Could mining be a natural process?
The idea of being sustainable is no longer a niche concern and is in fact a driving factor behind why customers choose certain products and why companies undergo extensive changes – all to reduce environmental impact. What people may not realise is that ‘green thinking’ goes way beyond the companies you’d expect to be concerned about it.
Nickel is becoming more important
It’s unlikely people would consider mining to be a modern, eco-conscious industry. Terms like “strip mining” could in fact make people think the exact opposite but extracting useful metallic ores from the Earth is at the heart of modern life, as we rely heavily on many different materials.
One area of great concern is nickel mining. Although extracting nickel ore and processing it is fundamentally the same as many other metals, demand for nickel could soon see a massive leap. Nickel is a key part of modern lithium-ion batteries, as it allows greater energy storage and the shift to electric cars means high quality batteries will grow. Issues like storage capacity and useable output will only increase in importance as we seek to effectively use generated power.

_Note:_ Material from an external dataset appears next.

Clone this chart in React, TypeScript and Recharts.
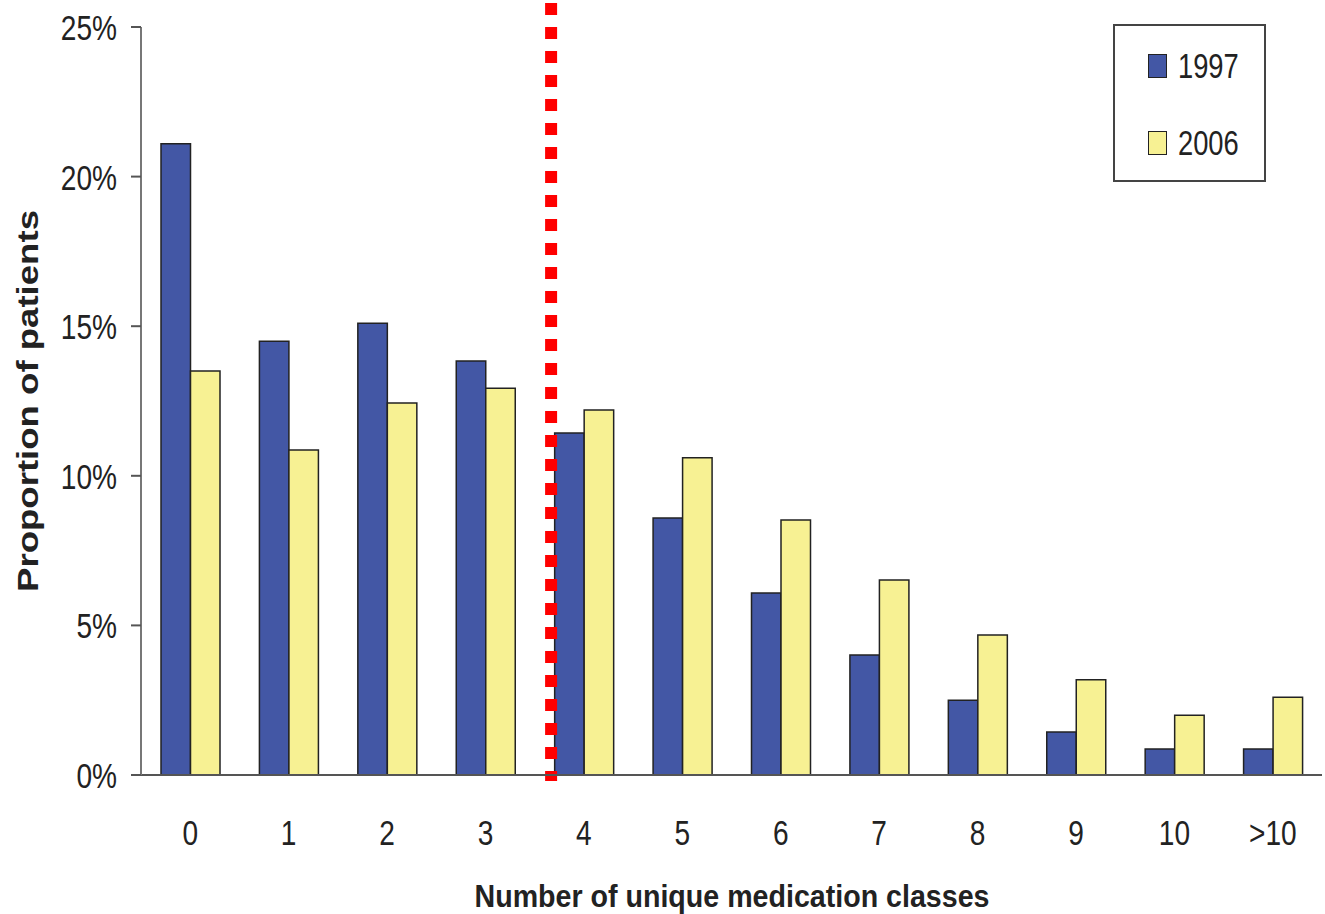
import React from "react";
import { BarChart, Bar, XAxis, YAxis, ReferenceLine, Label } from "recharts";

const categories = ["0", "1", "2", "3", "4", "5", "6", "7", "8", "9", "10", ">10"];
const values1997 = [21.1, 14.5, 15.1, 13.84, 11.43, 8.59, 6.08, 4.01, 2.5, 1.44, 0.87, 0.87];
const values2006 = [13.5, 10.86, 12.43, 12.93, 12.2, 10.6, 8.52, 6.52, 4.68, 3.18, 2.0, 2.6];
const yTicks = [0, 5, 10, 15, 20, 25];
const cutoff = 4.167;
const seriesNames = ["1997", "2006"];

const positions = categories.map((_, i) => i + 0.5);
const data = categories.map((c, i) => ({ name: c, pos: positions[i], y1997: values1997[i], y2006: values2006[i] }));

const BLUE = "#4357a5";
const YELLOW = "#f7f193";
const SANS = "'Liberation Sans', Arial, sans-serif";
const NARROW_SCALE = 0.78;

const XTick = (props: any) => {
  const { x, y, payload } = props;
  const idx = Math.round(payload.value - 0.5);
  return (
    <g transform={`translate(${x},${y})`}>
      <text transform={`scale(${NARROW_SCALE},1)`} textAnchor="middle" dy={70} fontFamily={SANS} fontSize={36} fill="#222">
        {categories[idx]}
      </text>
    </g>
  );
};

const YTick = (props: any) => {
  const { x, y, payload } = props;
  return (
    <g transform={`translate(${x},${y})`}>
      <text transform={`scale(${NARROW_SCALE},1)`} textAnchor="end" dy={13} fontFamily={SANS} fontSize={36} fill="#222">
        {`${payload.value}%`}
      </text>
    </g>
  );
};

const LegendBox = () => (
  <div
    style={{
      position: "absolute",
      left: 1113,
      top: 24,
      width: 153,
      height: 158,
      boxSizing: "border-box",
      border: "2px solid #444",
      background: "#fff",
      fontFamily: SANS,
      fontSize: 35,
      color: "#222",
    }}
  >
    {seriesNames.map((label, i) => (
      <div key={label} style={{ position: "absolute", left: 33, top: i === 0 ? 25 : 102, height: 30, display: "flex", alignItems: "center" }}>
        <div style={{ width: 19, height: 24, background: i === 0 ? BLUE : YELLOW, border: "1.5px solid #222", boxSizing: "border-box" }} />
        <span style={{ marginLeft: 11, lineHeight: "30px", display: "inline-block", transform: `scaleX(${NARROW_SCALE})`, transformOrigin: "left center" }}>
          {label}
        </span>
      </div>
    ))}
  </div>
);

export default function App() {
  return (
    <div style={{ position: "absolute", left: 0, top: 0, width: 1325, height: 914, background: "#fff" }}>
      <BarChart
        width={1325}
        height={914}
        data={data}
        margin={{ top: 27, right: 3, left: 0, bottom: 0 }}
        barGap={0}
        barSize={29.5}
      >
        <XAxis
          dataKey="pos"
          type="number"
          domain={[0, 12]}
          allowDataOverflow
          ticks={positions}
          height={139}
          tickLine={false}
          tickSize={0}
          tickMargin={0}
          axisLine={{ stroke: "#555", strokeWidth: 2 }}
          tick={<XTick />}
          interval={0}
        >
          <Label
            content={() => (
              <text
                x={732}
                y={907}
                textAnchor="middle"
                fontFamily={SANS}
                fontWeight="bold"
                fontSize={32}
                fill="#222"
                textLength={515}
                lengthAdjust="spacingAndGlyphs"
              >
                Number of unique medication classes
              </text>
            )}
          />
        </XAxis>
        <YAxis
          width={141}
          domain={[0, 25]}
          ticks={yTicks}
          tickSize={10}
          tickMargin={14}
          axisLine={{ stroke: "#777", strokeWidth: 2 }}
          tickLine={{ stroke: "#555", strokeWidth: 2 }}
          tick={<YTick />}
        >
          <Label
            content={() => (
              <text
                x={38}
                y={401}
                transform="rotate(-90 38 401)"
                textAnchor="middle"
                fontFamily={SANS}
                fontWeight="bold"
                fontSize={30}
                fill="#222"
                textLength={382}
                lengthAdjust="spacingAndGlyphs"
              >
                Proportion of patients
              </text>
            )}
          />
        </YAxis>
        <Bar dataKey="y1997" name={seriesNames[0]} fill={BLUE} stroke="#222" strokeWidth={1.5} isAnimationActive={false} />
        <Bar dataKey="y2006" name={seriesNames[1]} fill={YELLOW} stroke="#222" strokeWidth={1.5} isAnimationActive={false} />
        <ReferenceLine
          segment={[
            { x: cutoff, y: 25.8 },
            { x: cutoff, y: -0.2 },
          ]}
          ifOverflow="visible"
          stroke="#ff0000"
          strokeWidth={12}
          strokeDasharray="12 12"
        />
      </BarChart>
      <LegendBox />
    </div>
  );
}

A modern mine may not involve a mine
One very interesting development over the last 20 years or so has been the discovery of so-called super plants, the ‘nickel hyperaccumulators’. Although most plants use tiny amounts of nickel absorbed from the soil as part of their natural flowering process, if most plants are exposed to more than they need, it’s usually enough to poison the plant.
Nickel hyperaccumulators are very different. In around 2004, a soil biologist named Aiyen Tjoa began looking at how some plants have the ability to not just grow but thrive in areas that have a higher concentration of nickel in the soil. These particular plants were of interest because they were absorbing nickel from the soil and storing it in the leaves, effectively ‘cleaning’ the soil and locking it away, preventing heavy metal toxicity.
The interesting part is that the amount of nickel in the leaves; over 1,000micrograms in each gram of leaf material. Could the ability to grow plants that extract nickel from the Earth be a greener, more sustainable way to mine a valuable metal? Around 450 varieties of such nickel hyperaccumulator plants have been identified. If a plant that could hold 10,000 micrograms of nickel per gram of dried leaf be found, it could make farming of nickel plants a viable alternative to mining.
‘Green’ mining?
Taking nickel from plant leaves require drying and burning the leaves to remove the desirable nickel. Although carbon is released during the burning, it’s theoretically carbon neutral because the new plants growing in the place of the old ones offsets the burning. It’s also safer than the open mine method used in parts of the world which can release radioactive elements and metal-laden dust into the atmosphere.
The idea of creating a sustainable future, whether it’s through the circular economy, use of natural processes or building business systems that replicate natural cycles is a key business concern and one that consumes are actively pushing for – and if industries are able to successfully use entirely natural means to create greater benefits such as fully electric vehicles, then it could be a very interesting future!